Fair enough. Do you still consider it baking if your bread comes in a bag from the grocery store?
The question is inadequatly phrased. You must describe what kind of sandwich we are speaking of. Unless op is speaking about cold sandwiches exclusively, many sandwiches require cooking.
Croque Monsieur
Grilled Cheese
Cubano
Monte Cristo
Panini
These are just a few that I came up with off the top of my head. I’m sure there are many more.
I guess that it depends on context? Typically I wouldn’t call it cooking, as it doesn’t involve applying heat to the food. But if I were to teach a kid how to cook, then I’d consider it cooking - as teaching them how to prepare a sandwich would be a good start.
So… we started with waffles and baking. They get to mix the batter and dump things into the bowl, and such.
Though the first thing my nephew made without help was mac and cheese- everything was from scratch, the sauce and the pasta.

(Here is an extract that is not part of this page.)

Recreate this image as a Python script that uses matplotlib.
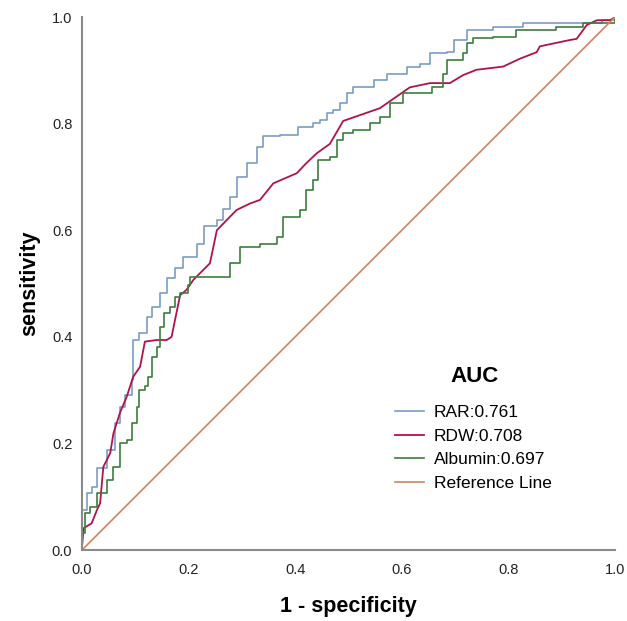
import matplotlib
matplotlib.use('Agg')
from matplotlib import pyplot as plt

plt.rcParams['font.family'] = ['Liberation Sans', 'DejaVu Sans']

# RAR (fpr, tpr)
rar_fpr = [0, 0, 0.009, 0.018, 0.028, 0.046, 0.062, 0.071, 0.081, 0.093, 0.096,
           0.106, 0.121, 0.131, 0.146, 0.159, 0.175, 0.190, 0.215, 0.228, 0.253,
           0.265, 0.278, 0.290, 0.309, 0.328, 0.340, 0.371, 0.406, 0.434, 0.447,
           0.459, 0.471, 0.484, 0.497, 0.509, 0.547, 0.572, 0.609, 0.634, 0.653,
           0.684, 0.697, 0.722, 0.772, 0.828, 0.955, 0.975, 1.0]
rar_tpr = [0, 0.075, 0.107, 0.119, 0.154, 0.188, 0.238, 0.269, 0.291, 0.319, 0.394,
           0.407, 0.438, 0.456, 0.482, 0.510, 0.530, 0.550, 0.575, 0.607, 0.619,
           0.640, 0.663, 0.700, 0.726, 0.757, 0.777, 0.779, 0.794, 0.801, 0.807,
           0.819, 0.826, 0.838, 0.857, 0.869, 0.882, 0.894, 0.907, 0.912, 0.932,
           0.935, 0.957, 0.976, 0.982, 0.988, 0.988, 0.995, 1.0]

# RDW
rdw_fpr = [0, 0, 0.003, 0.018, 0.028, 0.034, 0.040, 0.053, 0.059, 0.071, 0.084,
           0.096, 0.109, 0.118, 0.140, 0.159, 0.168, 0.184, 0.196, 0.209, 0.240,
           0.253, 0.290, 0.315, 0.334, 0.359, 0.403, 0.421, 0.440, 0.465, 0.490,
           0.559, 0.615, 0.653, 0.690, 0.715, 0.740, 0.790, 0.822, 0.853, 0.859,
           0.916, 0.928, 0.947, 0.966, 0.991, 1.0]
rdw_tpr = [0, 0.006, 0.041, 0.050, 0.075, 0.088, 0.156, 0.182, 0.219, 0.257, 0.288,
           0.325, 0.344, 0.391, 0.394, 0.394, 0.400, 0.478, 0.488, 0.507, 0.538,
           0.600, 0.638, 0.650, 0.657, 0.688, 0.707, 0.726, 0.744, 0.762, 0.805,
           0.829, 0.868, 0.876, 0.876, 0.891, 0.901, 0.907, 0.922, 0.934, 0.945,
           0.957, 0.959, 0.985, 0.994, 0.994, 1.0]

# Albumin
alb_fpr = [0, 0, 0.006, 0.015, 0.028, 0.046, 0.059, 0.071, 0.084, 0.093, 0.103,
           0.106, 0.118, 0.124, 0.131, 0.140, 0.146, 0.153, 0.165, 0.174, 0.184,
           0.199, 0.203, 0.265, 0.278, 0.296, 0.334, 0.365, 0.378, 0.409, 0.421,
           0.434, 0.443, 0.465, 0.478, 0.490, 0.509, 0.540, 0.560, 0.578, 0.603,
           0.644, 0.656, 0.678, 0.684, 0.715, 0.722, 0.734, 0.772, 0.815, 0.890,
           0.940, 0.990, 1.0]
alb_tpr = [0, 0.032, 0.069, 0.081, 0.107, 0.131, 0.156, 0.200, 0.207, 0.238, 0.269,
           0.300, 0.307, 0.325, 0.363, 0.381, 0.419, 0.444, 0.456, 0.475, 0.482,
           0.497, 0.513, 0.513, 0.538, 0.569, 0.575, 0.588, 0.625, 0.638, 0.675,
           0.694, 0.732, 0.738, 0.769, 0.782, 0.788, 0.801, 0.813, 0.838, 0.857,
           0.857, 0.869, 0.894, 0.919, 0.932, 0.951, 0.960, 0.963, 0.976, 0.982,
           0.988, 0.988, 1.0]

ref_x = [0, 1]
ref_y = [0, 1]

etiquetas = ['RAR:0.761', 'RDW:0.708', 'Albumin:0.697', 'Reference Line']
colores = ['#7a9cc6', '#b0124a', '#3c7d3c', '#d4835e']

fig = plt.figure(figsize=(6.27, 6.21), dpi=100)
ax = fig.add_axes([0.1308, 0.1143, 0.8501, 0.8583])

ax.plot(rar_fpr, rar_tpr, drawstyle='steps-post', color=colores[0], lw=1.2, label=etiquetas[0])
ax.plot(rdw_fpr, rdw_tpr, color=colores[1], lw=1.3, label=etiquetas[1])
ax.plot(alb_fpr, alb_tpr, drawstyle='steps-post', color=colores[2], lw=1.2, label=etiquetas[2])
ax.plot(ref_x, ref_y, color=colores[3], lw=1.2, label=etiquetas[3])

ax.set_xlim(0, 1)
ax.set_ylim(0, 1)
ax.set_xticks([0, 0.2, 0.4, 0.6, 0.8, 1.0])
ax.set_yticks([0, 0.2, 0.4, 0.6, 0.8, 1.0])
ax.set_xticklabels(['0.0', '0.2', '0.4', '0.6', '0.8', '1.0'])
ax.set_yticklabels(['0.0', '0.2', '0.4', '0.6', '0.8', '1.0'])
ax.tick_params(length=0, labelsize=10.5, colors='#222222')
ax.tick_params(axis='x', pad=9)
ax.tick_params(axis='y', pad=7)

for lado in ['top', 'right']:
    ax.spines[lado].set_visible(False)
for lado in ['left', 'bottom']:
    ax.spines[lado].set_color('#8a8a8a')
    ax.spines[lado].set_linewidth(1.5)

ax.set_xlabel('1 - specificity', fontsize=15.5, fontweight='bold', labelpad=14)
ax.set_ylabel('sensitivity', fontsize=15.5, fontweight='bold', labelpad=8)

ax.text(0.737, 0.325, 'AUC', transform=ax.transAxes, ha='center', va='center',
        fontsize=16, fontweight='bold')
ax.legend(loc='upper left', bbox_to_anchor=(0.587, 0.272), frameon=False,
          fontsize=12.5, handlelength=1.7, handletextpad=0.55, labelspacing=0.48,
          borderpad=0, borderaxespad=0)

plt.savefig('out.png', dpi=100)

It might have taken him… uh… hours… to roll out the pasta by hand, but eh, you are allowed to have fun with your food.
If anyone hasn’t, making pasta is not that difficult. I wouldn’t say there isn’t a place for dry pasta; and it’s certainly more convenient, but if you’re interested don’t feel intimidated. (though, if you don’t have a pasta machine, I’d suggest something like Orecchiette; but there’s plenty of other shapes that don’t require a machine or rolling out in the video,)
Mixing batter and preparing pasta seem like great starts, too. The general idea is to not let the kid handle anything with heat or sharp knives until they’re old enough to “respect” the danger behind those things.
My own initiation was whisking mayo (where I live it’s traditional to prepare a potato-mayo salad on Sundays). Then when my nephew was young I kind of tried to teach him how to prepare some onigiri (he already liked them better than sandwich), with already cooked rice and fillings, but he was a bit too lazy to do it, and a bit too eager to eat the ingredients.
Absolutely, on the safety. Another thing to look out for is mixers and other machines.
though, they’re big and scarry enough sometimes they don’t need a warning… but eh… yeah. Those things will take a finger without even noticing.